We’ve posted before about people with service dogs who were asked to leave restaurants and such that had policies against dogs. Every time, readers have been astonished, wondering how anyone could be so clueless or would be willing to buck the American with Disabilities Act. Here’s yet another example of this cluelessness, but on a whole ‘nother level.
A woman who attempted to visit a new Ann Taylor boutique in Salt Lake City was told she could not come in. Becky andrews was told that her dog, Cricket, was not allowed. Here’s the kicker: Andrews is legally blind. This is not a case where the nature of the service dog is in question. Here’s how Andrews described the experience on her blog:
We were nearby City Creek and I have been wanting to visit the new Ann Taylor store. There is an upcoming birthday girl that I was hoping to find a little something, and also just might find something fun for me to take on our trip. Steve parked near the entrance to stay on his call while I walked into the store. From a quick shopping excursion with Natalie I knew close to the proximity of where it was located.

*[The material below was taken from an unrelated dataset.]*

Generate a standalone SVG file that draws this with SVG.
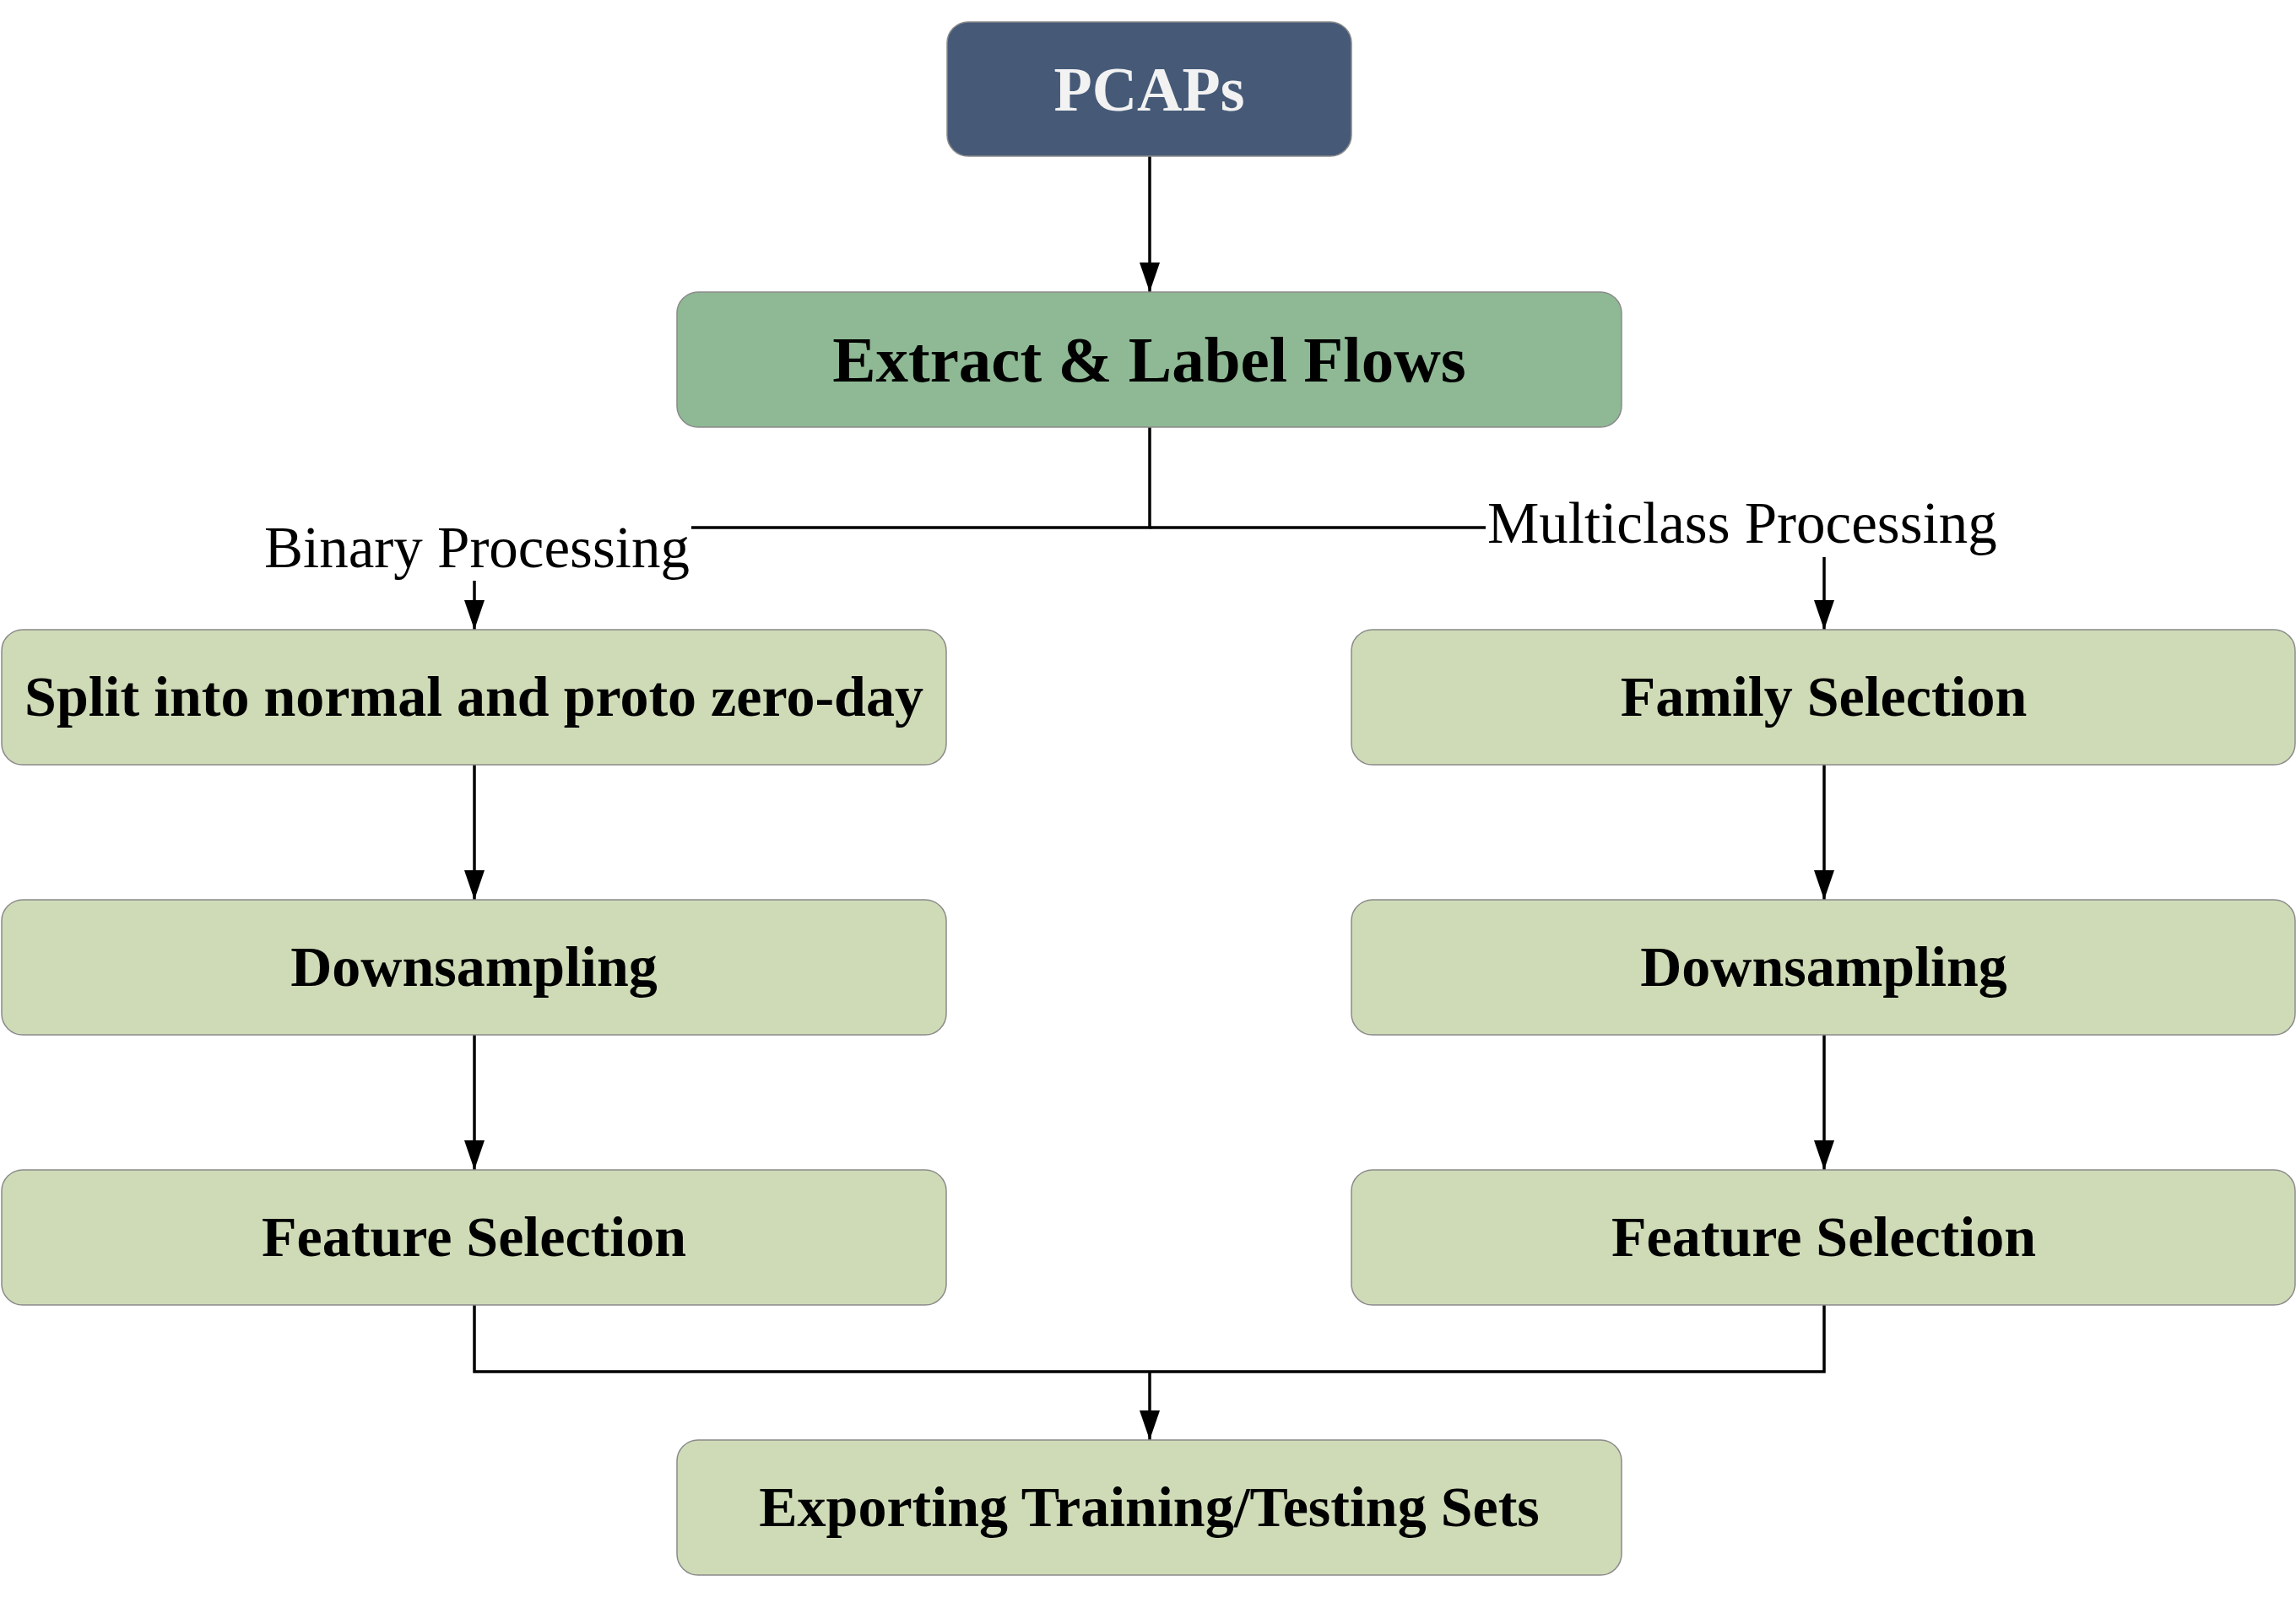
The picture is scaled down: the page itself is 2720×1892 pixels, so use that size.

Cricket and I navigated into the store. I was so excited. Unfortunately, I was greeted by a clerk with her first words indicating I needed to leave the store with my dog. I politely explained that she was a guide dog and allowed to be here. She indicated again dogs were not allowed and she would need to talk to her store manager. I began to feel like my exciting find of the Ann Taylor store was not going so well. Unfortunately, the manager also was not too helpful and indicated that dogs were not allowed. I knew there were other people there as well, and I felt really alone. No one stood up and said, this is a guide dog she can be in this store. I again explained she was a guide dog and allowed to be here. At this point, I found myself just wanting to leave and go to another store where I was welcome. I turned and said, Cricket outside. Its not been the easiest of past few weeks and I couldn’t do anymore. I walked out feeling pretty sad. One of the clerks came out after me and said she was sorry, she liked dogs. I explained that it isn’t about whether one likes or doesn’t like dogs. Cricket is my guide dog and thanks to the Americans with Disabilities Act she is allowed to enter Ann Taylor and any other public place that we want to go. She is my eyes. I called Steve. As so often is the case, I said where are you and he was walking toward me . He gave me a hug as I told him what had happened. I began to cry.
Ann Taylor initially tried to claim that Cricket was not in her harness, so the employees couldn’t know that she was a service dog, but the company admitted the next day that this was false.